▶ Work to do
Reproduce the listing below without changes, except that pictures are left out.

▶ Dataset excerpt
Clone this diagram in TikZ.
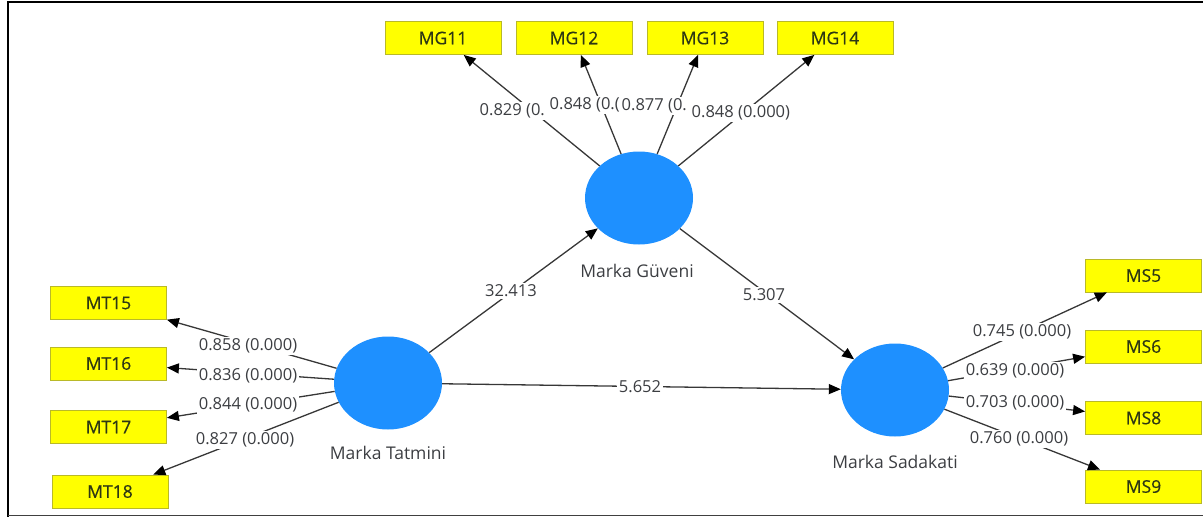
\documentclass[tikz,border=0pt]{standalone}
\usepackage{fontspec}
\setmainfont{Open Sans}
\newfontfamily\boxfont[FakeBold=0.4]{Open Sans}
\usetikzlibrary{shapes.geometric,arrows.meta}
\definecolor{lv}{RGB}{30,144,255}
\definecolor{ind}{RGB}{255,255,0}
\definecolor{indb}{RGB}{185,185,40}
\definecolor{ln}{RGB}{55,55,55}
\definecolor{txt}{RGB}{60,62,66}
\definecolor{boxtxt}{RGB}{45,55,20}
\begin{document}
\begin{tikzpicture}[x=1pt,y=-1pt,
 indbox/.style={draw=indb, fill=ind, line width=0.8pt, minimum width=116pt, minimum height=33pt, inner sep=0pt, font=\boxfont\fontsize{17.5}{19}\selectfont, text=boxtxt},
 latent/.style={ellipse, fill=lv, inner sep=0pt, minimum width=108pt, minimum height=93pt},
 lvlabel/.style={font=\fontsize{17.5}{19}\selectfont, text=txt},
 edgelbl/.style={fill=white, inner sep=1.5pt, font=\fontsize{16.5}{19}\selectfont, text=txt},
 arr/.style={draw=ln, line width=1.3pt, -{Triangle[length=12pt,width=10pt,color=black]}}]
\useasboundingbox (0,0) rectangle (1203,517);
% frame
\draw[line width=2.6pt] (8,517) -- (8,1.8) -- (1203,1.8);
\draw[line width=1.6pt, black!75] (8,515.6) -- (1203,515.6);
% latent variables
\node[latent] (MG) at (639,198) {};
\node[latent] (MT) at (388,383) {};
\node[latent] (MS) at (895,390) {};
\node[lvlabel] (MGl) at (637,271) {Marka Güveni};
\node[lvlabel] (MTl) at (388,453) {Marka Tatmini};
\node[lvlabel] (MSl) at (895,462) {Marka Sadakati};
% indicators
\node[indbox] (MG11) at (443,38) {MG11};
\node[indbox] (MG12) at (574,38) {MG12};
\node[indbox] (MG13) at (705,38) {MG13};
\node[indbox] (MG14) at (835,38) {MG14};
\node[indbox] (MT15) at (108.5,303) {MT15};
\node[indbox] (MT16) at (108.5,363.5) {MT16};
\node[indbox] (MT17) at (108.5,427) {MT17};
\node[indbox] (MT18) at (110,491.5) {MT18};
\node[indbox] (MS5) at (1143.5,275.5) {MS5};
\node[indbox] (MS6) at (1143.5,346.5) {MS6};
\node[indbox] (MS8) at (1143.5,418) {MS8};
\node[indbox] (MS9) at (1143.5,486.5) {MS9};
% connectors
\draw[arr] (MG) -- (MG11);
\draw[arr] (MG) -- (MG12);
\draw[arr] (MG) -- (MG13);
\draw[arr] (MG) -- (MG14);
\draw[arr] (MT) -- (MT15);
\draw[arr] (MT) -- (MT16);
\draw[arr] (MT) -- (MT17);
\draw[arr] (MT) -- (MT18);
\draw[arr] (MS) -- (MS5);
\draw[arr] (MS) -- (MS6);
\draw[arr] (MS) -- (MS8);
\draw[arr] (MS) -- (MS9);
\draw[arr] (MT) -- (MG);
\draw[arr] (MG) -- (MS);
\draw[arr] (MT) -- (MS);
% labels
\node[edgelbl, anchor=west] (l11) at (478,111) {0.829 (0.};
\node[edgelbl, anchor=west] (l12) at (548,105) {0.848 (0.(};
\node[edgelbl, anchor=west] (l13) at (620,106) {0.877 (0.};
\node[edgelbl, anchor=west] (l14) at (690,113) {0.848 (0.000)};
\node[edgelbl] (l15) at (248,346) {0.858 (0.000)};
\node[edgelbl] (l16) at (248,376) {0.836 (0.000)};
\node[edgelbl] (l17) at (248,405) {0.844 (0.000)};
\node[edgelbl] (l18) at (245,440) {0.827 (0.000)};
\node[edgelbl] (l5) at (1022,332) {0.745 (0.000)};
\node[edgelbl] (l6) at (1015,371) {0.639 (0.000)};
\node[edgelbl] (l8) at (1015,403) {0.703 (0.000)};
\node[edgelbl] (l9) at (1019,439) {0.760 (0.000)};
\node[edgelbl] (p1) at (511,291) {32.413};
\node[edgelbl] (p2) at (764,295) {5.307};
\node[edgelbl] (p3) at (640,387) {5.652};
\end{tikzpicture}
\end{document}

▶ Written answer
Clone this diagram in TikZ.
\documentclass[tikz,border=0pt]{standalone}
\usepackage{fontspec}
\setmainfont{Open Sans}
\newfontfamily\boxfont[FakeBold=0.4]{Open Sans}
\usetikzlibrary{shapes.geometric,arrows.meta}
\definecolor{lv}{RGB}{30,144,255}
\definecolor{ind}{RGB}{255,255,0}
\definecolor{indb}{RGB}{185,185,40}
\definecolor{ln}{RGB}{55,55,55}
\definecolor{txt}{RGB}{60,62,66}
\definecolor{boxtxt}{RGB}{45,55,20}
\begin{document}
\begin{tikzpicture}[x=1pt,y=-1pt,
 indbox/.style={draw=indb, fill=ind, line width=0.8pt, minimum width=116pt, minimum height=33pt, inner sep=0pt, font=\boxfont\fontsize{17.5}{19}\selectfont, text=boxtxt},
 latent/.style={ellipse, fill=lv, inner sep=0pt, minimum width=108pt, minimum height=93pt},
 lvlabel/.style={font=\fontsize{17.5}{19}\selectfont, text=txt},
 edgelbl/.style={fill=white, inner sep=1.5pt, font=\fontsize{16.5}{19}\selectfont, text=txt},
 arr/.style={draw=ln, line width=1.3pt, -{Triangle[length=12pt,width=10pt,color=black]}}]
\useasboundingbox (0,0) rectangle (1203,517);
% frame
\draw[line width=2.6pt] (8,517) -- (8,1.8) -- (1203,1.8);
\draw[line width=1.6pt, black!75] (8,515.6) -- (1203,515.6);
% latent variables
\node[latent] (MG) at (639,198) {};
\node[latent] (MT) at (388,383) {};
\node[latent] (MS) at (895,390) {};
\node[lvlabel] (MGl) at (637,271) {Marka Güveni};
\node[lvlabel] (MTl) at (388,453) {Marka Tatmini};
\node[lvlabel] (MSl) at (895,462) {Marka Sadakati};
% indicators
\node[indbox] (MG11) at (443,38) {MG11};
\node[indbox] (MG12) at (574,38) {MG12};
\node[indbox] (MG13) at (705,38) {MG13};
\node[indbox] (MG14) at (835,38) {MG14};
\node[indbox] (MT15) at (108.5,303) {MT15};
\node[indbox] (MT16) at (108.5,363.5) {MT16};
\node[indbox] (MT17) at (108.5,427) {MT17};
\node[indbox] (MT18) at (110,491.5) {MT18};
\node[indbox] (MS5) at (1143.5,275.5) {MS5};
\node[indbox] (MS6) at (1143.5,346.5) {MS6};
\node[indbox] (MS8) at (1143.5,418) {MS8};
\node[indbox] (MS9) at (1143.5,486.5) {MS9};
% connectors
\draw[arr] (MG) -- (MG11);
\draw[arr] (MG) -- (MG12);
\draw[arr] (MG) -- (MG13);
\draw[arr] (MG) -- (MG14);
\draw[arr] (MT) -- (MT15);
\draw[arr] (MT) -- (MT16);
\draw[arr] (MT) -- (MT17);
\draw[arr] (MT) -- (MT18);
\draw[arr] (MS) -- (MS5);
\draw[arr] (MS) -- (MS6);
\draw[arr] (MS) -- (MS8);
\draw[arr] (MS) -- (MS9);
\draw[arr] (MT) -- (MG);
\draw[arr] (MG) -- (MS);
\draw[arr] (MT) -- (MS);
% labels
\node[edgelbl, anchor=west] (l11) at (478,111) {0.829 (0.};
\node[edgelbl, anchor=west] (l12) at (548,105) {0.848 (0.(};
\node[edgelbl, anchor=west] (l13) at (620,106) {0.877 (0.};
\node[edgelbl, anchor=west] (l14) at (690,113) {0.848 (0.000)};
\node[edgelbl] (l15) at (248,346) {0.858 (0.000)};
\node[edgelbl] (l16) at (248,376) {0.836 (0.000)};
\node[edgelbl] (l17) at (248,405) {0.844 (0.000)};
\node[edgelbl] (l18) at (245,440) {0.827 (0.000)};
\node[edgelbl] (l5) at (1022,332) {0.745 (0.000)};
\node[edgelbl] (l6) at (1015,371) {0.639 (0.000)};
\node[edgelbl] (l8) at (1015,403) {0.703 (0.000)};
\node[edgelbl] (l9) at (1019,439) {0.760 (0.000)};
\node[edgelbl] (p1) at (511,291) {32.413};
\node[edgelbl] (p2) at (764,295) {5.307};
\node[edgelbl] (p3) at (640,387) {5.652};
\end{tikzpicture}
\end{document}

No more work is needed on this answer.